:: DATA SHOWN
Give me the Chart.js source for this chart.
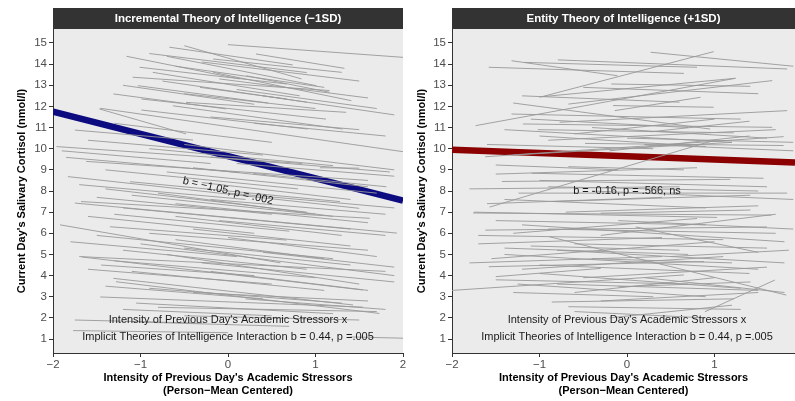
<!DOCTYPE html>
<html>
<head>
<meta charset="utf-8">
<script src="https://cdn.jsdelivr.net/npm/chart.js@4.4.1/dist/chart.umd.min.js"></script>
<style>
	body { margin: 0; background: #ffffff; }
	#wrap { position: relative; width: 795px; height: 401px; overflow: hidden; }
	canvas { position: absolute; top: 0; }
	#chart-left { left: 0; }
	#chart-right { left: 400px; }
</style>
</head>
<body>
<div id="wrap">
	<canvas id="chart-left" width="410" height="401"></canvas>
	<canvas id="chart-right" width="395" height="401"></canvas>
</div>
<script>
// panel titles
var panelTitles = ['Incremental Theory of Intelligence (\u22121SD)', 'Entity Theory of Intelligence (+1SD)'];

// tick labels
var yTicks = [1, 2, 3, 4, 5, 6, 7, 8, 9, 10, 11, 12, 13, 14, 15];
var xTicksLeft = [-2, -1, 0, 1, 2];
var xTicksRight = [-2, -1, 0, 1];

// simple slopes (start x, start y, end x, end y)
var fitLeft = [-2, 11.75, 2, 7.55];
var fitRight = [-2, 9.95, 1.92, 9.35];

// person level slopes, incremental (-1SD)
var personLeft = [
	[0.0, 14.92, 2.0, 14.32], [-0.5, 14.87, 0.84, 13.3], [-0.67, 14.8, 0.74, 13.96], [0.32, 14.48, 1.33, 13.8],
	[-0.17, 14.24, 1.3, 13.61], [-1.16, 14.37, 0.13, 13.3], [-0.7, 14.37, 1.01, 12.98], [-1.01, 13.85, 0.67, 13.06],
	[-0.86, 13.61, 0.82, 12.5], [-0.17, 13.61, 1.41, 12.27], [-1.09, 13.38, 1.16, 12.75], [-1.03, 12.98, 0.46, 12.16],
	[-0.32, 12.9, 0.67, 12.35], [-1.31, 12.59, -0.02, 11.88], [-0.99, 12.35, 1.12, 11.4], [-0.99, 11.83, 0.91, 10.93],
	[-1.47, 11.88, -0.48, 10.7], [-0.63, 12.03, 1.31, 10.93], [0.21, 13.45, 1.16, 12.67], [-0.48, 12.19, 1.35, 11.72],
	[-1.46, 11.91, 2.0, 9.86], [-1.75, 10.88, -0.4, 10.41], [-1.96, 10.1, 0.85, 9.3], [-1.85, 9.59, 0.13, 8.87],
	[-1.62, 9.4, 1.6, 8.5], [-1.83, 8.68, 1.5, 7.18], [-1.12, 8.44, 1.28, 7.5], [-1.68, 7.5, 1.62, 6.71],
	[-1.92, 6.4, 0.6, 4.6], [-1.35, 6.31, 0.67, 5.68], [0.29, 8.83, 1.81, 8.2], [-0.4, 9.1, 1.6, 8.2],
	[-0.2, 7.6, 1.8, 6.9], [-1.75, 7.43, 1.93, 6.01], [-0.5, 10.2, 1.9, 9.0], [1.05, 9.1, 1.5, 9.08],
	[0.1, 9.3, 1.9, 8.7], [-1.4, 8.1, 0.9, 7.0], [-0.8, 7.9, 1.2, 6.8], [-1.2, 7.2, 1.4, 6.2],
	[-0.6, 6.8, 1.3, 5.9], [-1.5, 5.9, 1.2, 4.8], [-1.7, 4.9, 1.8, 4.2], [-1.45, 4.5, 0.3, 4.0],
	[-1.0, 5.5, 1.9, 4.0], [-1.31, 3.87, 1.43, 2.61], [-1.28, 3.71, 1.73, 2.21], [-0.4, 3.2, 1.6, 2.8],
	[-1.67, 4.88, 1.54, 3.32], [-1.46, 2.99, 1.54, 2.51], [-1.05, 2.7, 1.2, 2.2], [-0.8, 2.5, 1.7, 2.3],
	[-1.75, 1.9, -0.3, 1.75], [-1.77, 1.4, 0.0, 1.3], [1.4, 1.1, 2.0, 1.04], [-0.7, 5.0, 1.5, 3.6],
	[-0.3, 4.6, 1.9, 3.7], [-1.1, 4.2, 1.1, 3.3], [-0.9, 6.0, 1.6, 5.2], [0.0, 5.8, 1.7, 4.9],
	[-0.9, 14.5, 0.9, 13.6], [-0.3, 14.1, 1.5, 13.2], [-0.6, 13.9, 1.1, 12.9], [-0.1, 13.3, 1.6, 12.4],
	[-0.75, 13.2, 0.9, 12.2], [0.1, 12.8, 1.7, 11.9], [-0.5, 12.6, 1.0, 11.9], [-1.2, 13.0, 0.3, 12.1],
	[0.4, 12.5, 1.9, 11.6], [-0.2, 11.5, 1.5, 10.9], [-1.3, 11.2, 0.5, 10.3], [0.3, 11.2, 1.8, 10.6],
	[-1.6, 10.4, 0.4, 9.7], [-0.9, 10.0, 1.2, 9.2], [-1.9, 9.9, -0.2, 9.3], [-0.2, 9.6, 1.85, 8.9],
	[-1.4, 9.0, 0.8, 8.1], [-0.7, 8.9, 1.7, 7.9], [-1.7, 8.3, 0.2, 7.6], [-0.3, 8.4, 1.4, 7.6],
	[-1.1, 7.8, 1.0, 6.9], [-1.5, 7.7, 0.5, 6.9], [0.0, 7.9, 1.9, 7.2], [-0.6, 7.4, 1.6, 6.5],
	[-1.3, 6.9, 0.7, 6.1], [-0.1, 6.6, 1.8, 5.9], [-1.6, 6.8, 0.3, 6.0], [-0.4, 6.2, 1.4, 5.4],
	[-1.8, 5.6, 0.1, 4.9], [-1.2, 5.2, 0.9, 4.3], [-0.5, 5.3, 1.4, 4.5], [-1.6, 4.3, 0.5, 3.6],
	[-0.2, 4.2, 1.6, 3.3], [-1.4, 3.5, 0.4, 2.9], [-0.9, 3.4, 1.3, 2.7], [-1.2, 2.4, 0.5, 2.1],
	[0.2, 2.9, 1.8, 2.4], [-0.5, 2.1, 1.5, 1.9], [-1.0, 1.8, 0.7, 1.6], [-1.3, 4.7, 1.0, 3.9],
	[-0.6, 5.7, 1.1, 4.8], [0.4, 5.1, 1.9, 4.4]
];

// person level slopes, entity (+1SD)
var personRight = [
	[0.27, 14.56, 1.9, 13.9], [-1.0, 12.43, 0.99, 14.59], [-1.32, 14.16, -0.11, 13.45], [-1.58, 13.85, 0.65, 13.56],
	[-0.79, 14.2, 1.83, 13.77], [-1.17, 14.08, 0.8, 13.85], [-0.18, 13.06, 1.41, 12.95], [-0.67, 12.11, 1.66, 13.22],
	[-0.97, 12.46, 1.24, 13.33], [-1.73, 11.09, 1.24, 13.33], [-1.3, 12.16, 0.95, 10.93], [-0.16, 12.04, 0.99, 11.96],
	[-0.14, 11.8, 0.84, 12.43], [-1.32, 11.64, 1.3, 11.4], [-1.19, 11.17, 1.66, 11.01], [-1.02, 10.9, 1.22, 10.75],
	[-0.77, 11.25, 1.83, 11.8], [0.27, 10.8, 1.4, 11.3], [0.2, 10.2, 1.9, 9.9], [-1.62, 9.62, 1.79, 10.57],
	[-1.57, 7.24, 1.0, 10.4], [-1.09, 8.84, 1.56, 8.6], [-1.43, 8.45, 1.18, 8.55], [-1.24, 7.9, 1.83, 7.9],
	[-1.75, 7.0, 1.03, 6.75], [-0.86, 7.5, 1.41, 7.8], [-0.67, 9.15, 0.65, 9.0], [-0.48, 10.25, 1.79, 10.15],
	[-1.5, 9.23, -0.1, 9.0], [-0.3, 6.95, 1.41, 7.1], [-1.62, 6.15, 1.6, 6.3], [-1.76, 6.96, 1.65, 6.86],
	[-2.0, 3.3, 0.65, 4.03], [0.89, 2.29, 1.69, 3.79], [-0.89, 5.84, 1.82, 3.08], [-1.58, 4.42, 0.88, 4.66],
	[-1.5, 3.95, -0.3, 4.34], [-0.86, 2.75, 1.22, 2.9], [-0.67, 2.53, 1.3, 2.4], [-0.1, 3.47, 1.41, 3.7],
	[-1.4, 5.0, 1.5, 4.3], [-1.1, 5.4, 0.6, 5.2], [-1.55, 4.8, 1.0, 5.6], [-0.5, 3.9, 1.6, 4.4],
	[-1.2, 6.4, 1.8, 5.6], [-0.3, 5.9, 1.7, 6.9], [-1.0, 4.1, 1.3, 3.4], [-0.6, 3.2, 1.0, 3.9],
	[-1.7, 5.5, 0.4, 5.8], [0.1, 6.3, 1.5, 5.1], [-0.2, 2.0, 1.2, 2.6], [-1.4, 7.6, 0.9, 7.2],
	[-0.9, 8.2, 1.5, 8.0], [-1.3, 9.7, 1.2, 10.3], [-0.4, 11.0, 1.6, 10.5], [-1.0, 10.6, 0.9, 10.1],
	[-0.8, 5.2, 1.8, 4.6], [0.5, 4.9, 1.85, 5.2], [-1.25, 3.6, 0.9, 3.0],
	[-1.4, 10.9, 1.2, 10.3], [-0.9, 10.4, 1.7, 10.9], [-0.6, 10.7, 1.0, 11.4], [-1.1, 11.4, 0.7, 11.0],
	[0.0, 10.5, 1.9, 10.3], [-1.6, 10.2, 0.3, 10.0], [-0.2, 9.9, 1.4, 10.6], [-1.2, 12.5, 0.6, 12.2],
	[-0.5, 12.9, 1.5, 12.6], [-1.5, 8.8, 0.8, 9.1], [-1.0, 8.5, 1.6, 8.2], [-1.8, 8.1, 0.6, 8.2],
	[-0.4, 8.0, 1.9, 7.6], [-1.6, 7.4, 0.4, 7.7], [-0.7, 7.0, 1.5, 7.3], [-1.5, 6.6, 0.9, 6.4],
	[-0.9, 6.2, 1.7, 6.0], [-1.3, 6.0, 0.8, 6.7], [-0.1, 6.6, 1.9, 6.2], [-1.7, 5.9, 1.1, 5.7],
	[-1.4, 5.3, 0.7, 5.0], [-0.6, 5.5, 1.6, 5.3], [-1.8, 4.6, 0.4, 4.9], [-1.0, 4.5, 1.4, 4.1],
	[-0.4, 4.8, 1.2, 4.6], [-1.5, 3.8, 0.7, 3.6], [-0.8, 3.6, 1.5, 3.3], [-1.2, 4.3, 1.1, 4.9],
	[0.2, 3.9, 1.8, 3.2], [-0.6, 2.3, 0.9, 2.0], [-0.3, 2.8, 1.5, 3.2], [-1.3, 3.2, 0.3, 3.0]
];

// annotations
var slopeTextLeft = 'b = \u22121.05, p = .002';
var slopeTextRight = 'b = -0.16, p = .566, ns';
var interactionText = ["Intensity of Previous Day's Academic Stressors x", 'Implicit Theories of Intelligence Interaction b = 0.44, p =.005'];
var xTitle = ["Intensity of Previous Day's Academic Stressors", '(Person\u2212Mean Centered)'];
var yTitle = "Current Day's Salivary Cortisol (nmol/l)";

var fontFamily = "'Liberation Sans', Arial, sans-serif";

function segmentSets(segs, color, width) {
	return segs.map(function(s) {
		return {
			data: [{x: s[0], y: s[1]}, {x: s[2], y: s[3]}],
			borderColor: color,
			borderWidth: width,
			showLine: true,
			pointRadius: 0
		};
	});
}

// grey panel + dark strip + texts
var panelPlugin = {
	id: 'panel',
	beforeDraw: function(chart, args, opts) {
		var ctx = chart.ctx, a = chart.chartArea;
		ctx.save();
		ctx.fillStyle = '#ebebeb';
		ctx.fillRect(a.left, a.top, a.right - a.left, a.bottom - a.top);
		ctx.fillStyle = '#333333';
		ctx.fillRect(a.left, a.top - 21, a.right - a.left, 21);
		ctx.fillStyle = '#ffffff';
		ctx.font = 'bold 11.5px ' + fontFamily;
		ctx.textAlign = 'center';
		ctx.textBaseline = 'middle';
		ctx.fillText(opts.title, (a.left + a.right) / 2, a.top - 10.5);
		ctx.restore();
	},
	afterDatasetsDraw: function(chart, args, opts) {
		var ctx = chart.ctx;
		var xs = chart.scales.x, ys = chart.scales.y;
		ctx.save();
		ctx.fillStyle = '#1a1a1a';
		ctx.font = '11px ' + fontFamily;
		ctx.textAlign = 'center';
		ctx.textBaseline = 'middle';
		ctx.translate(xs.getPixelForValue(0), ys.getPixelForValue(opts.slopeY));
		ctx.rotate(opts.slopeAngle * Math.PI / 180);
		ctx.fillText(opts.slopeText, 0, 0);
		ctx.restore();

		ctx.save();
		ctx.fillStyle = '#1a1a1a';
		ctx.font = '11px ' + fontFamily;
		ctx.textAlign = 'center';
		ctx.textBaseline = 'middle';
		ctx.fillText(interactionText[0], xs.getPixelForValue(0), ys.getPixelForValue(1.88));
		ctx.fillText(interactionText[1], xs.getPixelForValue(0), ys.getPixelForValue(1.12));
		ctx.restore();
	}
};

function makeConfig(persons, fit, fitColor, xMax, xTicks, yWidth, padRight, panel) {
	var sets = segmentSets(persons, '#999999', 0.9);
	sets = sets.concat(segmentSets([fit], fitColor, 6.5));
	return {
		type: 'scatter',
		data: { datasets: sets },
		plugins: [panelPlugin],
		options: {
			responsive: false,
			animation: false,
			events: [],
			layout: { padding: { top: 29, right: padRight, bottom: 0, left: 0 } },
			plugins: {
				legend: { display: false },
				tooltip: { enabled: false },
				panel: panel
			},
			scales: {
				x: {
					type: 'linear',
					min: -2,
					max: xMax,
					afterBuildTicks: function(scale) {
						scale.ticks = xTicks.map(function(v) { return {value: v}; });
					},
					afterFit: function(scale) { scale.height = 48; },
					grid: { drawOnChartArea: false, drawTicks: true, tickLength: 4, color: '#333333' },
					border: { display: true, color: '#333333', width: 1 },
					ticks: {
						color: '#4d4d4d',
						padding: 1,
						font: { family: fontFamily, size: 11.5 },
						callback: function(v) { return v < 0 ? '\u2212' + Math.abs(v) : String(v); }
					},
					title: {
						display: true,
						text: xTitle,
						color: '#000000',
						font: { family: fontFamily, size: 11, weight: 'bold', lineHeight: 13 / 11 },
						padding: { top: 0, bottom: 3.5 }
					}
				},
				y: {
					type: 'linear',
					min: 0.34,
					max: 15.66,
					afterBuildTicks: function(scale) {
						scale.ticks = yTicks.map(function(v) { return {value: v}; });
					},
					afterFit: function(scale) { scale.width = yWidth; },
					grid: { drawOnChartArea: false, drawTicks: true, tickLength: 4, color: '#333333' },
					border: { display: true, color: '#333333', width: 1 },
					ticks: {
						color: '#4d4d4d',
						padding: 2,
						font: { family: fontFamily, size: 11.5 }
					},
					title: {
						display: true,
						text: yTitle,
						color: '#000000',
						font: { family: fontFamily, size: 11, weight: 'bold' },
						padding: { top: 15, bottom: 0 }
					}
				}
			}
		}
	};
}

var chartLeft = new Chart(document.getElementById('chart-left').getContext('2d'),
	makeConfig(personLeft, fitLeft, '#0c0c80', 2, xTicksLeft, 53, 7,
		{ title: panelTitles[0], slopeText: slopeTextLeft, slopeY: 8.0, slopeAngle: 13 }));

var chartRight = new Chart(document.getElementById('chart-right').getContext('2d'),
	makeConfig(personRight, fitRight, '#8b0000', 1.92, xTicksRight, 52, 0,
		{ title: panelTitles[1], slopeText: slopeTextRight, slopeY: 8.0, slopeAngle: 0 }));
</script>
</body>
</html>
::::
[INSTRUCTIONS FOR THE TASK]: Write out an exact copy of the listing, first line through the line containing "var panelTitles = ['Incremental", with the pictures left out.

[RESPONSE]:
Give me the Chart.js source for this chart.
<!DOCTYPE html>
<html>
<head>
<meta charset="utf-8">
<script src="https://cdn.jsdelivr.net/npm/chart.js@4.4.1/dist/chart.umd.min.js"></script>
<style>
	body { margin: 0; background: #ffffff; }
	#wrap { position: relative; width: 795px; height: 401px; overflow: hidden; }
	canvas { position: absolute; top: 0; }
	#chart-left { left: 0; }
	#chart-right { left: 400px; }
</style>
</head>
<body>
<div id="wrap">
	<canvas id="chart-left" width="410" height="401"></canvas>
	<canvas id="chart-right" width="395" height="401"></canvas>
</div>
<script>
// panel titles
var panelTitles = ['Incremental Theory of Intelligence (\u22121SD)', 'Entity Theory of Intelligence (+1SD)'];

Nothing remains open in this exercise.